My post about scientific ideas which might be obsolete in 50 years led S. to speculate on which actions or activities that we now consider moral (i.e., positively good) could be considered immoral in the future.
Here are her comments:
Many of the actions of 19th-century America fell into this category. The first that comes into mind is the cultivation of the wilderness. Slavery was a very minor issue in the Texian revolution against Mexico. Apparently many Americans, even in the non-slave states, considered that slavery was necessary for productive use of Texas, and that this admitted evil was less than the evil of leaving the land fallow. A recent echo of this world-view was the pro-Zionist argument from my elementary-school days: that the Israelis made better use of the land, "making the desert bloom", so they should have it. (Aside: I was not convinced by this. I doubt it was my own independent thought, but rather that in New Zealand, which was underdeveloped and liked it that way, the argument didn't ring true to my teachers.).

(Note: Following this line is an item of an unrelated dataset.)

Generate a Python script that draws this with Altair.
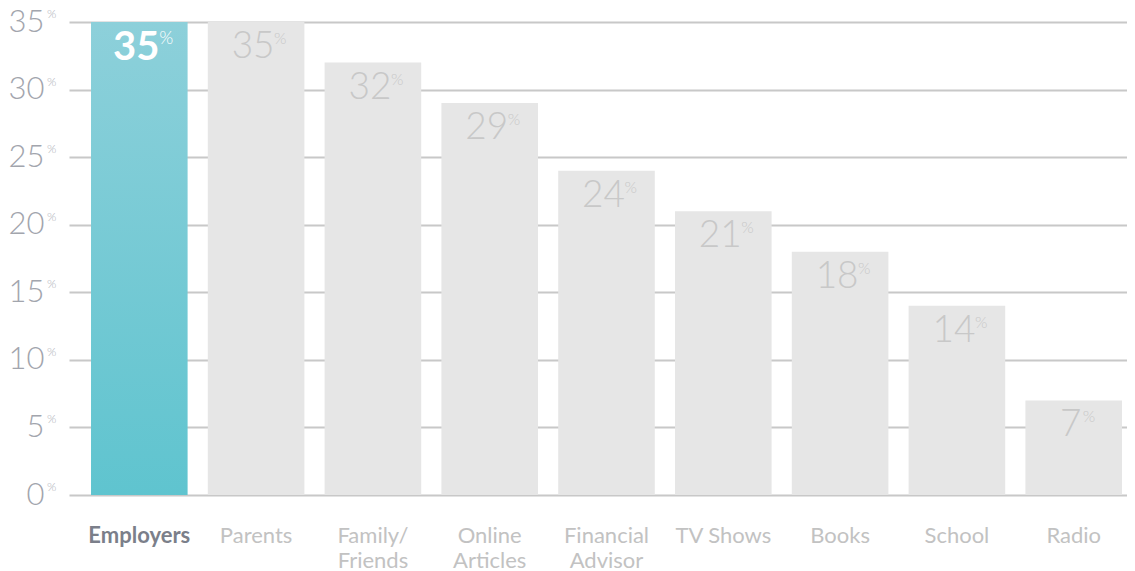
import altair as alt
import pandas as pd

categories = ["Employers", "Parents", "Family/|Friends", "Online|Articles", "Financial|Advisor",
              "TV Shows", "Books", "School", "Radio"]
values = [35, 35, 32, 29, 24, 21, 18, 14, 7]
y_ticks = [0, 5, 10, 15, 20, 25, 30, 35]

df = pd.DataFrame({"cat": categories, "val": values})
ticks_df = pd.DataFrame({"t": y_ticks})

FONT = "Lato"
x_enc = alt.X("cat:N", sort=categories, title=None,
              scale=alt.Scale(paddingInner=0.173, paddingOuter=0.1156, align=0.815),
              axis=alt.Axis(labelAngle=0, labelPadding=30, labelFontSize=22, labelLineHeight=25,
                            labelFont=FONT, labelBaseline="top",
                            labelExpr="split(datum.label, '|')",
                            labelColor={"condition": {"test": "datum.value == 'Employers'", "value": "#7b7f8a"}, "value": "#c2c2c2"},
                            labelFontWeight={"condition": {"test": "datum.value == 'Employers'", "value": "bold"}, "value": "normal"},
                            domain=False, ticks=False, grid=False))
y_enc = alt.Y("val:Q", title=None,
              scale=alt.Scale(domain=[0, 35], nice=False),
              axis=alt.Axis(values=y_ticks, labelFontSize=31, labelFont=FONT, labelFontWeight=300,
                            labelColor="#a2a5ad", labelPadding=25, domain=False, ticks=False,
                            gridColor="#c8c8c8", gridWidth=2))

base = alt.Chart(df)
hl = "datum.cat == 'Employers'"
rest = "datum.cat != 'Employers'"

bars_rest = base.transform_filter(rest).mark_bar(color="#e6e6e6").encode(x=x_enc, y=y_enc)
bars_hl = base.transform_filter(hl).mark_bar(
    color=alt.Gradient(gradient="linear", x1=0, x2=0, y1=0, y2=1,
                       stops=[alt.GradientStop(color="#8dd0da", offset=0),
                              alt.GradientStop(color="#5fc4cf", offset=1)])
).encode(x=x_enc, y=y_enc)

num_rest = base.transform_filter(rest).mark_text(
    font=FONT, fontSize=37, fontWeight=300, color="#c8c8c8", baseline="top", dy=7, dx=-3
).encode(x=x_enc, y=y_enc, text="val:Q")
num_hl = base.transform_filter(hl).mark_text(
    font=FONT, fontSize=40, fontWeight="bold", color="white", baseline="top", dy=6, dx=-3
).encode(x=x_enc, y=y_enc, text="val:Q")

pct_rest2 = base.transform_filter(rest + " && datum.val >= 10").mark_text(
    font=FONT, fontSize=16, fontWeight=300, color="#c8c8c8", baseline="top", align="left", dy=9, dx=18
).encode(x=x_enc, y=y_enc, text=alt.value("%"))
pct_rest1 = base.transform_filter(rest + " && datum.val < 10").mark_text(
    font=FONT, fontSize=16, fontWeight=300, color="#c8c8c8", baseline="top", align="left", dy=9, dx=9
).encode(x=x_enc, y=y_enc, text=alt.value("%"))
pct_hl = base.transform_filter(hl).mark_text(
    font=FONT, fontSize=18, fontWeight=300, color="white", baseline="top", align="left", dy=8, dx=20
).encode(x=x_enc, y=y_enc, text=alt.value("%"))

axis_pct = alt.Chart(ticks_df).mark_text(
    font=FONT, fontSize=12, fontWeight=300, color="#b0b3ba", align="left", dy=-8
).encode(x=alt.value(-22), y=alt.Y("t:Q", scale=alt.Scale(domain=[0, 35], nice=False)),
         text=alt.value("%"))

chart = alt.layer(bars_rest, bars_hl, num_rest, num_hl, pct_rest2, pct_rest1, pct_hl, axis_pct).properties(
    width=1058, height=473,
    autosize=alt.AutoSizeParams(type="none"),
    padding={"left": 61, "top": 14, "right": 0, "bottom": 76},
).configure_view(stroke=None)

chart.save("out.html", embed_options={"renderer": "svg", "actions": False})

A second is the carting off of the American Indians to boarding schools, punishing them for speaking their own language, etc.... (Aside: I imagine we [English] would have punished Gaelic and Welsh speakers in British schools at the same time if we had got around to it.) I tend to believe that the main impulse from which this action was drawn was the desire to give the children a better life in a better civilization. The judgment that one civilization is better than another has gone from universal and unapologetic to partial and often apologetic. I suppose that I hope that eventually it will be commonplace to consider all cultures different but equal, because I hope that in the future the only ghastly places will be in history. If those who attempted to civilize ghastly, or even lesser, places are then condemned, it is probably a small (although sad) price to pay.

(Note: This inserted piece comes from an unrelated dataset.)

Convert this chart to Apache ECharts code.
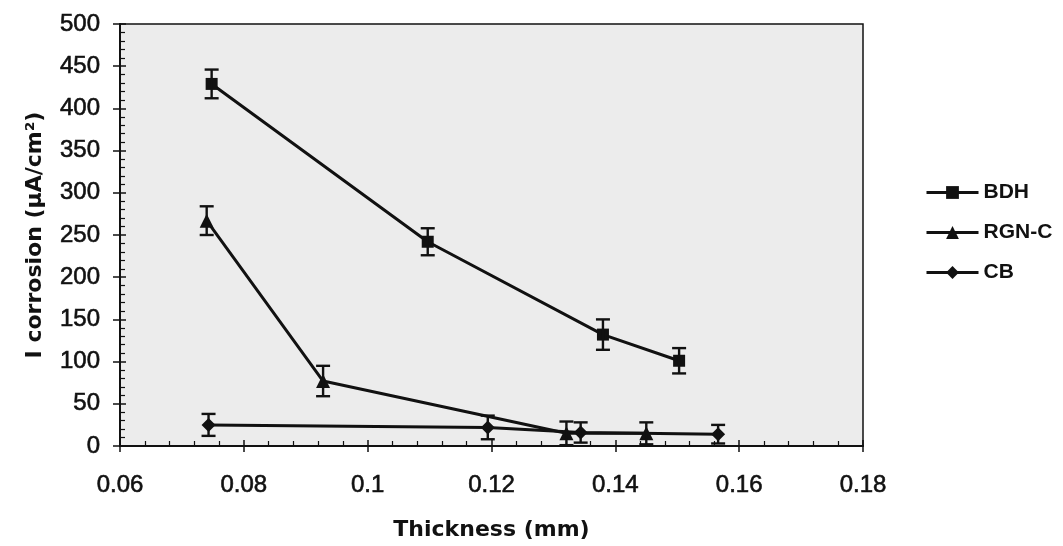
<!DOCTYPE html>
<html>
<head>
<meta charset="utf-8">
<script src="https://cdn.jsdelivr.net/npm/echarts@6/dist/echarts.min.js"></script>
<style>
  html, body { margin: 0; padding: 0; background: #ffffff; }
  #chart { width: 1063px; height: 546px; }
</style>
</head>
<body>
<div id="chart"></div>
<script>
// Corrosion current density versus coating thickness, three coating types
const seriesNames = ['BDH', 'RGN-C', 'CB'];

const bdhThickness = [0.0748, 0.1097, 0.1380, 0.1503];
const bdhCurrent   = [429, 242, 132, 101];
const bdhError     = [17, 16, 18, 15];

const rgnThickness = [0.0740, 0.0928, 0.1321, 0.1450];
const rgnCurrent   = [267, 77, 15, 15];
const rgnError     = [17, 18, 14, 13];

const cbThickness  = [0.0743, 0.1194, 0.1344, 0.1566];
const cbCurrent    = [25, 22, 16, 14];
const cbError      = [13, 14, 12, 11];

const xTicks = { min: 0.06, max: 0.18, step: 0.02 };
const yTicks = { min: 0, max: 500, step: 50 };

const INK = '#111111';

function pairs(xs, ys) { return xs.map((x, i) => [x, ys[i]]); }
function triples(xs, ys, es) { return xs.map((x, i) => [x, ys[i], es[i]]); }

const lineSeries = (name, xs, ys, symbol, size) => ({
  name: name,
  type: 'line',
  data: pairs(xs, ys),
  symbol: symbol,
  symbolSize: size,
  showAllSymbol: true,
  z: 3,
  itemStyle: { color: INK },
  lineStyle: { color: INK, width: 3 }
});

// vertical error bar with caps
function errorBarSeries(name, xs, ys, es) {
  return {
    name: name,
    type: 'custom',
    data: triples(xs, ys, es),
    encode: { x: 0, y: 1 },
    z: 4,
    silent: true,
    renderItem: function (params, api) {
      const x = api.value(0), y = api.value(1), e = api.value(2);
      const top = api.coord([x, y + e]);
      const bot = api.coord([x, y - e]);
      const half = 7;
      const st = { stroke: INK, lineWidth: 2.4 };
      return {
        type: 'group',
        children: [
          { type: 'line', shape: { x1: top[0], y1: top[1], x2: bot[0], y2: bot[1] }, style: st },
          { type: 'line', shape: { x1: top[0] - half, y1: top[1], x2: top[0] + half, y2: top[1] }, style: st },
          { type: 'line', shape: { x1: bot[0] - half, y1: bot[1], x2: bot[0] + half, y2: bot[1] }, style: st }
        ]
      };
    }
  };
}

const labelFont = {
  color: INK, fontFamily: 'Liberation Sans', fontSize: 24,
  textBorderColor: INK, textBorderWidth: 0.6
};
const titleFont = { color: INK, fontFamily: 'DejaVu Sans', fontWeight: 'bold', fontSize: 22 };

const chart = echarts.init(document.getElementById('chart'), null, { renderer: 'canvas' });
chart.setOption({
  backgroundColor: '#ffffff',
  animation: false,
  grid: {
    left: 120, right: 200, top: 24, bottom: 98,
    show: true, backgroundColor: '#ececec', borderColor: INK, borderWidth: 1.5
  },
  legend: {
    data: seriesNames,
    orient: 'vertical',
    left: 920, top: 177,
    itemWidth: 52, itemHeight: 16, itemGap: 19,
    lineStyle: { width: 3 },
    textStyle: { color: INK, fontFamily: 'Liberation Sans', fontWeight: 'bold', fontSize: 21 }
  },
  xAxis: [{
    type: 'value',
    min: xTicks.min, max: xTicks.max, interval: xTicks.step,
    name: 'Thickness (mm)', nameLocation: 'middle', nameGap: 73,
    nameTextStyle: titleFont,
    axisLine: { show: true, lineStyle: { color: INK, width: 2 } },
    axisTick: { show: true, inside: true, length: 6, lineStyle: { color: INK, width: 1.5 } },
    minorTick: { show: true, splitNumber: 5, length: 5, lineStyle: { color: INK, width: 1.2 } },
    splitLine: { show: false },
    axisLabel: Object.assign({ margin: 27, formatter: v => String(+v.toFixed(2)) }, labelFont)
  }, {
    type: 'value', position: 'bottom',
    min: xTicks.min, max: xTicks.max, interval: xTicks.step,
    axisLine: { show: false },
    axisTick: { show: true, inside: false, length: 6, lineStyle: { color: INK, width: 1.5 } },
    axisLabel: { show: false }, splitLine: { show: false }
  }],
  yAxis: [{
    type: 'value',
    min: yTicks.min, max: yTicks.max, interval: yTicks.step,
    name: 'I corrosion (μA/cm²)', nameLocation: 'middle', nameGap: 74, nameRotate: 90,
    nameTextStyle: titleFont,
    axisLine: { show: true, lineStyle: { color: INK, width: 2 } },
    axisTick: { show: true, inside: true, length: 6, lineStyle: { color: INK, width: 1.5 } },
    minorTick: { show: true, splitNumber: 5, length: 5, lineStyle: { color: INK, width: 1.2 } },
    splitLine: { show: false },
    axisLabel: Object.assign({ margin: 20 }, labelFont)
  }, {
    type: 'value', position: 'left',
    min: yTicks.min, max: yTicks.max, interval: yTicks.step,
    axisLine: { show: false },
    axisTick: { show: true, inside: false, length: 7, lineStyle: { color: INK, width: 1.5 } },
    axisLabel: { show: false }, splitLine: { show: false }
  }],
  series: [
    lineSeries('BDH', bdhThickness, bdhCurrent, 'rect', 12),
    lineSeries('RGN-C', rgnThickness, rgnCurrent, 'triangle', 14),
    lineSeries('CB', cbThickness, cbCurrent, 'diamond', 14),
    errorBarSeries('BDH', bdhThickness, bdhCurrent, bdhError),
    errorBarSeries('RGN-C', rgnThickness, rgnCurrent, rgnError),
    errorBarSeries('CB', cbThickness, cbCurrent, cbError)
  ]
});
</script>
</body>
</html>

A third, older one, is the mortification of the flesh. Often when I luxuriate in my warm and exactly soft-enough bed, I wonder to what extent that sensation would have been counted as - if not exactly evil - at least an unworthy fleshly distraction (as in "the world, the flesh, and the devil"). People now wreck their bodies to become thin, to become athletes, or through overindulgence: you would be sent straight to a psychiatrist if you wanted to wreck your body for the glory of God. (The punishment of heretics to save their souls is obviously related).
Looking at the three activities, I notice that they are all rather hard work, and related to achieving a state of perfection that we no longer believe in. I can therefore hope that working too hard and eating too healthily will be equally frowned on in the future, and that for true and timeless morality I should relax my standards in those areas.